Voilà le bien. Maintenant disons le mal, les périls du moins. Osons les dire sans réticence.

L’égalité restreint dans une forte mesure le grand luxe, cela est incontestable ; mais la société ne peut-elle offrir cette situation singulière où tous désirent avec une passion effrénée un luxe médiocre ? On peut livrer cette question aux méditations des moralistes et des politiques.

Or il n’y a pas à se faire là-dessus d’illusion, cette passion, l’égalité contribue à l’allumer elle-même dans les cœurs. C’est qu’au fond et dans la pratique l’égalité signifie le plus souvent le désir de s’élever.
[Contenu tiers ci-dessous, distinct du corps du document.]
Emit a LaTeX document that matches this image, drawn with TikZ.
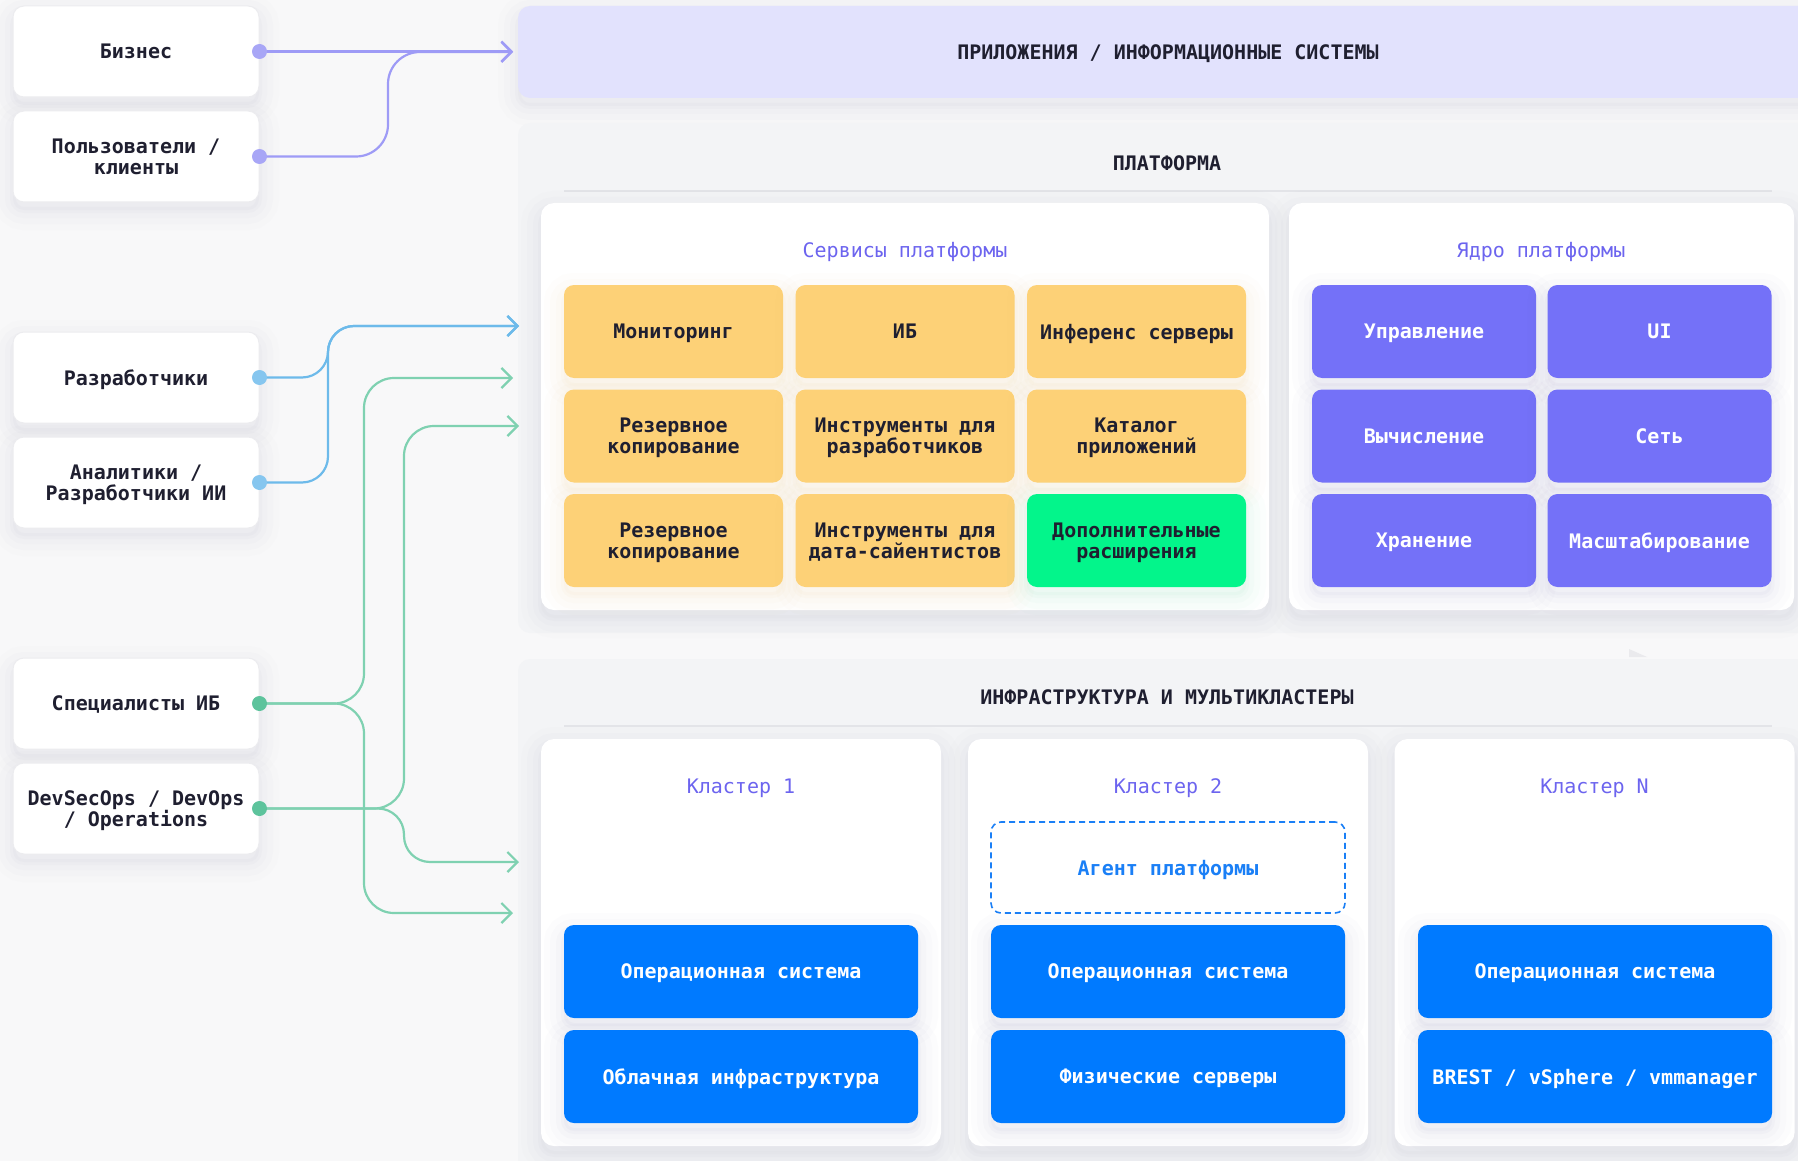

Qui est-ce qui se contente de l’égalité dans la pauvreté, dans l’obscurité, et ne préfère de beaucoup devenir l’égal… de son supérieur ? Noble ambition peut-être, mais peut-être aussi honteuse envie, faite de haine et de paresse ou d’impuissance. Or on a beau faire, il y a une inégalité que la démocratie ne détruit pas ! Plus d’antiques monopoles, plus de privilèges de classe sous forme d’exemption d’impôts pesant sur le peuple seul, plus de concentration de tous les emplois civils et militaires, même de tous les emplois industriels et commerciaux de grande importance dans des mains exclusives, c’est fort bien, mais la richesse subsiste et avec elle la propriété, et avec la propriété les causes si nombreuses d’inégalité qui se trouvent dans la nature humaine.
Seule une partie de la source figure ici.